▶ **Collected data**
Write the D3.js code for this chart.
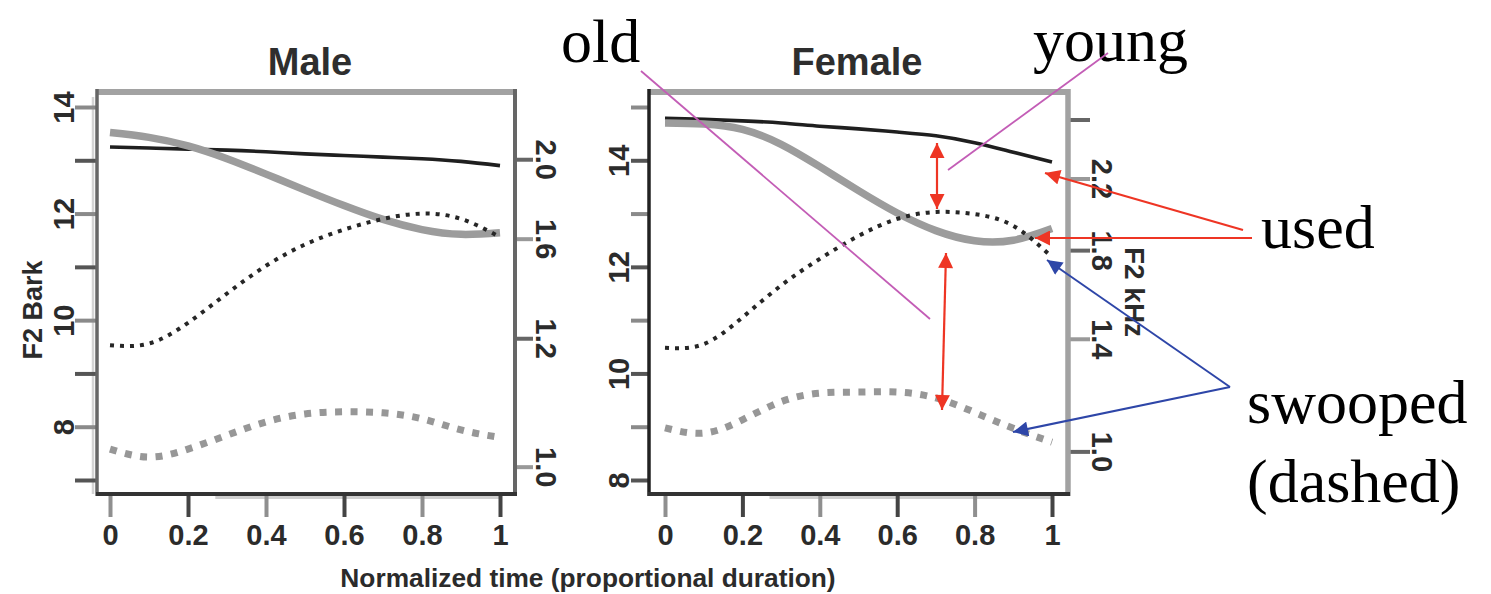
<!DOCTYPE html>
<html><head><meta charset="utf-8">
<script src="https://cdn.jsdelivr.net/npm/d3@7"></script>
<style>
html,body{margin:0;padding:0;background:#fff}
svg{display:block}
</style>
</head><body>
<script>
// ---------- data ----------
const timePoints = [0, 0.1, 0.2, 0.3, 0.4, 0.5, 0.6, 0.7, 0.8, 0.9, 1.0];
// F2 in Bark
const maleYoungUsed    = [13.25, 13.23, 13.21, 13.19, 13.16, 13.12, 13.09, 13.06, 13.03, 12.98, 12.90];
const maleOldUsed      = [13.52, 13.43, 13.27, 13.03, 12.74, 12.44, 12.15, 11.89, 11.70, 11.61, 11.64];
const maleYoungSwooped = [9.53, 9.56, 9.95, 10.50, 11.02, 11.42, 11.70, 11.90, 12.00, 11.90, 11.56];
const maleOldSwooped   = [7.58, 7.43, 7.58, 7.84, 8.09, 8.24, 8.28, 8.26, 8.15, 7.94, 7.80];
const femaleYoungUsed    = [14.79, 14.77, 14.74, 14.70, 14.64, 14.59, 14.53, 14.46, 14.33, 14.15, 13.97];
const femaleOldUsed      = [14.70, 14.68, 14.58, 14.30, 13.88, 13.43, 13.01, 12.68, 12.49, 12.50, 12.72];
const femaleYoungSwooped = [10.48, 10.55, 11.05, 11.65, 12.15, 12.58, 12.90, 13.03, 12.99, 12.77, 12.18];
const femaleOldSwooped   = [8.98, 8.88, 9.13, 9.47, 9.63, 9.65, 9.65, 9.54, 9.27, 8.97, 8.71];

const xTicks = [0, 0.2, 0.4, 0.6, 0.8, 1];
const xTickLabels = ["0", "0.2", "0.4", "0.6", "0.8", "1"];
const maleBarkTicks = [7, 8, 9, 10, 11, 12, 13, 14];
const femaleBarkTicks = [8, 9, 10, 11, 12, 13, 14, 15];
const barkLabelValues = [8, 10, 12, 14];
const maleKHzTicks = [2.0, 1.6, 1.2, 0.8];
const maleKHzLabels = ["2.0", "1.6", "1.2", "1.0"];
const femaleKHzTicks = [2.6, 2.2, 1.8, 1.4, 1.0];
const femaleKHzLabels = ["", "2.2", "1.8", "1.4", "1.0"];

const panelTitles = ["Male", "Female"];

// ---------- drawing ----------
const W = 1491, H = 594;
const svg = d3.select("body").append("svg").attr("width", W).attr("height", H);
const SANS = "'Liberation Sans', Arial, Helvetica, sans-serif";
const SERIF = "'Liberation Serif', 'Times New Roman', serif";
const RED = "#EE3524", BLUE = "#2E46A8", PURPLE = "#C35DB6";

const defs = svg.append("defs");
function marker(id, color) {
  defs.append("marker").attr("id", id)
    .attr("viewBox", "0 0 10 10").attr("refX", 10).attr("refY", 5)
    .attr("markerWidth", 17).attr("markerHeight", 15)
    .attr("markerUnits", "userSpaceOnUse")
    .attr("orient", "auto-start-reverse")
    .append("path").attr("d", "M0,0L10,5L0,10z").attr("fill", color);
}
marker("arRed", RED);
marker("arBlue", BLUE);

const hzToBark = khz => 26.81 * (khz * 1000) / (1960 + khz * 1000) - 0.53;

const panels = [
  { title: panelTitles[0], box: {l: 97, r: 515, t: 92, b: 494}, xr: [110, 500], yd: [7, 14],
    series: [maleYoungUsed, maleOldUsed, maleYoungSwooped, maleOldSwooped],
    barkTicks: maleBarkTicks, khzTicks: maleKHzTicks, khzLabels: maleKHzLabels,
    leftCol: "#666", topCol: "#a2a2a2", rightCol: "#666", botCol: "#333",
    leftTick: 22, leftLab: 23, rightTick: 18, rightLab: 21, titleX: 310 },
  { title: panelTitles[1], box: {l: 649, r: 1068, t: 92, b: 494}, xr: [665, 1052], yd: [8, 15],
    series: [femaleYoungUsed, femaleOldUsed, femaleYoungSwooped, femaleOldSwooped],
    barkTicks: femaleBarkTicks, khzTicks: femaleKHzTicks, khzLabels: femaleKHzLabels,
    leftCol: "#222", topCol: "#a2a2a2", rightCol: "#a2a2a2", botCol: "#333",
    leftTick: 18, leftLab: 20, rightTick: 22, rightLab: 24, titleX: 857 }
];

const styles = [
  { stroke: "#1f1f1f", width: 3.6, dash: null },
  { stroke: "#9c9c9c", width: 7.5, dash: null },
  { stroke: "#262626", width: 4, dash: "4,6" },
  { stroke: "#979797", width: 7, dash: "7,8.5" }
];

panels.forEach(p => {
  const x = d3.scaleLinear().domain([0, 1]).range(p.xr);
  const y = d3.scaleLinear().domain(p.yd).range([480, 107]);
  const g = svg.append("g");

  // soft axis shadow lines
  g.append("line").attr("x1", x(0.27)).attr("x2", x(1)).attr("y1", p.box.b + 3.5).attr("y2", p.box.b + 3.5)
    .attr("stroke", "#cfcfcf").attr("stroke-width", 3);
  if (p.title === "Male") {
    g.append("line").attr("x1", p.box.l - 4).attr("x2", p.box.l - 4).attr("y1", y(p.yd[1]) - 10).attr("y2", p.box.b)
      .attr("stroke", "#d4d4d4").attr("stroke-width", 2.5);
  }

  // left Bark axis
  const ax = d3.axisLeft(y).tickValues(p.barkTicks).tickSize(p.leftTick)
    .tickFormat(d => barkLabelValues.includes(d) ? String(d) : "");
  const ag = g.append("g").attr("transform", `translate(${p.box.l},0)`).call(ax);
  ag.select(".domain").remove();
  ag.selectAll(".tick line").attr("stroke", (d, i) => i % 2 ? "#8a8a8a" : "#555").attr("stroke-width", 4);
  ag.selectAll(".tick text").attr("x", 0).attr("dy", 0).attr("y", -p.leftLab)
    .attr("transform", "rotate(-90)").attr("text-anchor", "middle")
    .style("font-family", SANS).style("font-size", "29px").style("font-weight", "bold").attr("fill", "#2b2b2b");

  // right kHz axis
  const yk = d => y(hzToBark(d));
  const rg = g.append("g").attr("transform", `translate(${p.box.r},0)`);
  const rt = rg.selectAll("g").data(p.khzTicks).join("g").attr("transform", d => `translate(0,${yk(d)})`);
  rt.append("line").attr("x1", 0).attr("x2", p.rightTick).attr("stroke", (d, i) => i % 2 ? "#999" : "#666").attr("stroke-width", 4);
  rt.append("text").text((d, i) => p.khzLabels[i])
    .attr("transform", "rotate(90)").attr("x", 0).attr("y", -p.rightLab).attr("text-anchor", "middle")
    .style("font-family", SANS).style("font-size", "29px").style("font-weight", "bold").attr("fill", "#2b2b2b");

  // bottom axis
  const bx = d3.axisBottom(x).tickValues(xTicks).tickSize(23).tickFormat((d, i) => xTickLabels[i]);
  const bg = g.append("g").attr("transform", `translate(0,${p.box.b})`).call(bx);
  bg.select(".domain").remove();
  bg.selectAll(".tick line").attr("stroke", (d, i) => i % 2 ? "#444" : "#8f8f8f").attr("stroke-width", 4);
  bg.selectAll(".tick text").attr("y", 51).attr("dy", 0)
    .style("font-family", SANS).style("font-size", "29px").style("font-weight", "bold").attr("fill", "#2b2b2b");

  // curves
  const line = d3.line().x((d, i) => x(timePoints[i])).y(d => y(d)).curve(d3.curveNatural);
  p.series.forEach((s, k) => {
    const st = styles[k];
    g.append("path").attr("d", line(s)).attr("fill", "none")
      .attr("stroke", st.stroke).attr("stroke-width", st.width)
      .attr("stroke-dasharray", st.dash).attr("stroke-linecap", "butt");
  });

  // box
  const b = p.box;
  g.append("line").attr("x1", b.l - 1).attr("x2", b.r + 2).attr("y1", b.t).attr("y2", b.t).attr("stroke", p.topCol).attr("stroke-width", 6);
  g.append("line").attr("x1", b.l).attr("x2", b.l).attr("y1", b.t - 3).attr("y2", b.b + 2).attr("stroke", p.leftCol).attr("stroke-width", 3.5);
  g.append("line").attr("x1", b.r).attr("x2", b.r).attr("y1", b.t - 3).attr("y2", b.b + 2).attr("stroke", p.rightCol).attr("stroke-width", p.title === "Male" ? 4 : 5.5);
  g.append("line").attr("x1", b.l - 1).attr("x2", b.r + 2).attr("y1", b.b).attr("y2", b.b).attr("stroke", p.botCol).attr("stroke-width", 4);

  // title
  g.append("text").text(p.title).attr("x", p.titleX).attr("y", 75).attr("text-anchor", "middle")
    .style("font-family", SANS).style("font-size", "38px").style("font-weight", "bold").attr("fill", "#2e2e2e");
});

// axis titles
svg.append("text").text("F2 Bark").attr("transform", "translate(42,310) rotate(-90)").attr("text-anchor", "middle")
  .style("font-family", SANS).style("font-size", "27px").style("font-weight", "bold").attr("fill", "#2b2b2b");
svg.append("text").text("F2 kHz").attr("transform", "translate(1125,292) rotate(90)").attr("text-anchor", "middle")
  .style("font-family", SANS).style("font-size", "28px").style("font-weight", "bold").attr("fill", "#2b2b2b");
svg.append("text").text("Normalized time (proportional duration)").attr("x", 588).attr("y", 587).attr("text-anchor", "middle")
  .style("font-family", SANS).style("font-size", "26.3px").style("font-weight", "bold").attr("fill", "#2b2b2b");

// annotations
const ann = svg.append("g");
function lab(t, x, y) {
  ann.append("text").text(t).attr("x", x).attr("y", y)
    .style("font-family", SERIF).style("font-size", "62px").attr("fill", "#000");
}
lab("old", 561, 62);
lab("young", 1033, 61);
lab("used", 1261, 248);
lab("swooped", 1247, 423);
lab("(dashed)", 1247, 502);

function seg(x1, y1, x2, y2, color, w, start, end) {
  const l = ann.append("line").attr("x1", x1).attr("y1", y1).attr("x2", x2).attr("y2", y2)
    .attr("stroke", color).attr("stroke-width", w);
  if (start) l.attr("marker-start", `url(#${start})`);
  if (end) l.attr("marker-end", `url(#${end})`);
}
seg(641, 71, 930, 319, PURPLE, 1.8);
seg(1108, 53, 948, 170, PURPLE, 1.8);
seg(937, 143, 937, 209, RED, 2.2, "arRed", "arRed");
seg(946, 253, 942, 410, RED, 2.2, "arRed", "arRed");
seg(1243, 230, 1045, 173, RED, 2.2, null, "arRed");
seg(1252, 238, 1035, 238, RED, 2.2, null, "arRed");
seg(1230, 387, 1047, 260, BLUE, 2, null, "arBlue");
seg(1230, 387, 1013, 432, BLUE, 2, null, "arBlue");
</script>
</body></html>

▶ **Required task**
From the first line above to the line containing "9.27, 8.97, 8.71];", repeat each line exactly. Pictures stay out.

▶ **Result for this task**
Write the D3.js code for this chart.
<!DOCTYPE html>
<html><head><meta charset="utf-8">
<script src="https://cdn.jsdelivr.net/npm/d3@7"></script>
<style>
html,body{margin:0;padding:0;background:#fff}
svg{display:block}
</style>
</head><body>
<script>
// ---------- data ----------
const timePoints = [0, 0.1, 0.2, 0.3, 0.4, 0.5, 0.6, 0.7, 0.8, 0.9, 1.0];
// F2 in Bark
const maleYoungUsed    = [13.25, 13.23, 13.21, 13.19, 13.16, 13.12, 13.09, 13.06, 13.03, 12.98, 12.90];
const maleOldUsed      = [13.52, 13.43, 13.27, 13.03, 12.74, 12.44, 12.15, 11.89, 11.70, 11.61, 11.64];
const maleYoungSwooped = [9.53, 9.56, 9.95, 10.50, 11.02, 11.42, 11.70, 11.90, 12.00, 11.90, 11.56];
const maleOldSwooped   = [7.58, 7.43, 7.58, 7.84, 8.09, 8.24, 8.28, 8.26, 8.15, 7.94, 7.80];
const femaleYoungUsed    = [14.79, 14.77, 14.74, 14.70, 14.64, 14.59, 14.53, 14.46, 14.33, 14.15, 13.97];
const femaleOldUsed      = [14.70, 14.68, 14.58, 14.30, 13.88, 13.43, 13.01, 12.68, 12.49, 12.50, 12.72];
const femaleYoungSwooped = [10.48, 10.55, 11.05, 11.65, 12.15, 12.58, 12.90, 13.03, 12.99, 12.77, 12.18];
const femaleOldSwooped   = [8.98, 8.88, 9.13, 9.47, 9.63, 9.65, 9.65, 9.54, 9.27, 8.97, 8.71];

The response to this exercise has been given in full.